Bishops Walsh and Field announced their resignations in a statement as Midnight Mass took place around the country. “As we celebrate the Feast of Christmas, the birth of our Saviour, the Prince of Peace, it is our hope that our action may help to bring the peace and reconciliation of Jesus Christ to the victims/survivors of child sexual abuse,” they said. “We again apologise to them.”

(More from Times Online)

3 Responses to “Two More Dominoes”

  1. Mark from PA Says:

    I find it interesting when it is mentioned that a high percentage of men in the priesthood are psychologically immature. I never hear about how many men (of all men) are psychologically immature. Look at some of our noted personalities, Tiger Woods, Governor Sanford of SC, former Governor Spitzer of NY, former Senator John Edwards, former President Bill Clinton. And these are noted people, what about average guys? How many men are totally psychologically immature? How many men never had pre-maritial or extra-maritial sex? People point their fingers at gay men (gay priests) but do the straight men have that much better of a record? In regard to sexual repression and priests. It seems to me that the Church wants priests to be sexually repressed. When I was a teen and young adult I thought that most priests lived lives of chaste purity (as well as being celibate). But lets face biological facts here, how many healthy men (priests included) are repressed to the extent that they have NO sexual release? So I think that a large percentage of priests are probably sexually repressed but they may not be any less psychologically immature then men as a whole.

  2. Mark from PA Says:

    I need to correct one sentence. “How many men are totally psychologically immature?” What I meant was, Of all men, what percentage are psychologically immature? Totally, referred to the total number of men, not totally immature.
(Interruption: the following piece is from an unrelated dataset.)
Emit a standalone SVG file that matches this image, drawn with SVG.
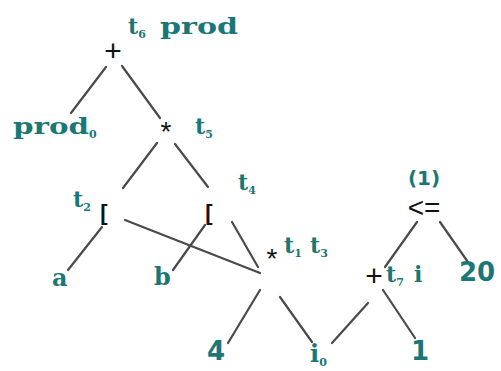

    • Terence@queerchurch Says:

      Mark, of course it is true that immaturity affects many people, gay and straight, lay and clerical.

      However, most people acquire a degree of maturity by open and frank discussion with peers, by education in school, by observing role models in the family and in the media, and by learning to negotiate relationships by practical experience – usually with the opposite sex.

      The process is complicated for gay men and lesbians because they do not have these established processes of socialization to guide them. Instead, most of the standard processes lead them instead in an entirely opposite direction, in conflict with their inner truth. This is what leads so many young people to attempt to hide in a closet, or worse – even to suicide.

      For candidate priests, the situation is even worse: from the moment they enter the seminary (which at one time could have been as young as thirteen), everything around them was designed to eliminate all thougth and discussion of sex of any kind. More than one priest has observed that newly ordained priests emerge from the seminary with the sexual understanding of a twelve year-old.

      For gay priests, both of these problems are combined. Yes, it is true that sexual immaturity affects all groups, no, I don’t have comparative figures – but professionals in the field, who do have some understanding and experience of the relative incidences, are agreed that it is much higher for Catholic priests, with their enforced celibacy and inadequate training, than it is for other groups.